Adam Smith lays the foundation of classical economics.

Page 49 of 960
Table of Contents

Editor’s Introduction

Half a century later Adam Smith spoke of the Glasgow Chair of Moral Philosophy as an “office to which the abilities and virtues of the never-to-be-forgotten Dr. Hutcheson had given a superior degree of illustration.”

But while we may well believe that Adam Smith was influenced in the general direction of liberalism by Hutcheson, there seems no reason for attributing to Hutcheson’s influence the belief in the economic beneficence of self-interest which permeates the Wealth of Nations and has afforded a starting ground for economic speculation ever since. Hutcheson, as some of the passages just quoted show, was a mercantilist, and all the economic teaching in his System is very dry bones compared to Smith’s vigourous lectures on Cheapness or Plenty, with their often repeated denunciation of the “absurdity” of current opinions and the “pernicious regulations” to which they gave rise. Twenty years after attending his lectures, Adam Smith criticised Hutcheson expressly on the ground that he thought too little of self-love.

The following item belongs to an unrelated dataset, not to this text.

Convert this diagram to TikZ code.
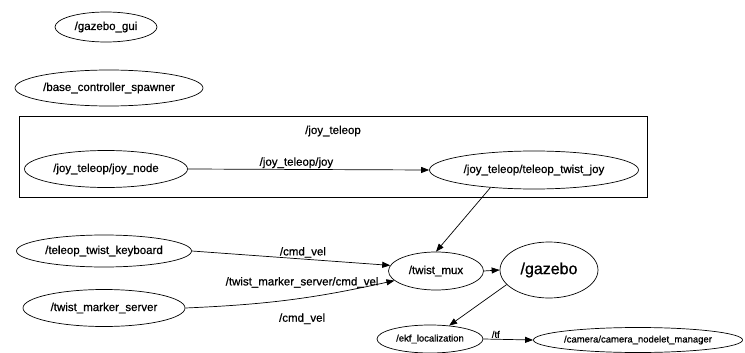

In the chapter of the Theory of Moral Sentiments on the systems of philosophy which make virtue consist in benevolence, he says that Hutcheson believed that it was benevolence only which could stamp upon any action the character of virtue: the most benevolent action was that which aimed at the good of the largest number of people, and self-love was a principle which could never be virtuous, though it was innocent when it had no other effect than to make the individual take care of his own happiness. This “amiable system, a system which has a peculiar tendency to nourish and support in the human heart the noblest and the most agreeable of all affections,” Smith considered to have the “defect of not sufficiently explaining from whence arises our approbation of the inferior virtues of prudence, vigilance, circumspection, temperance, constancy, firmness.”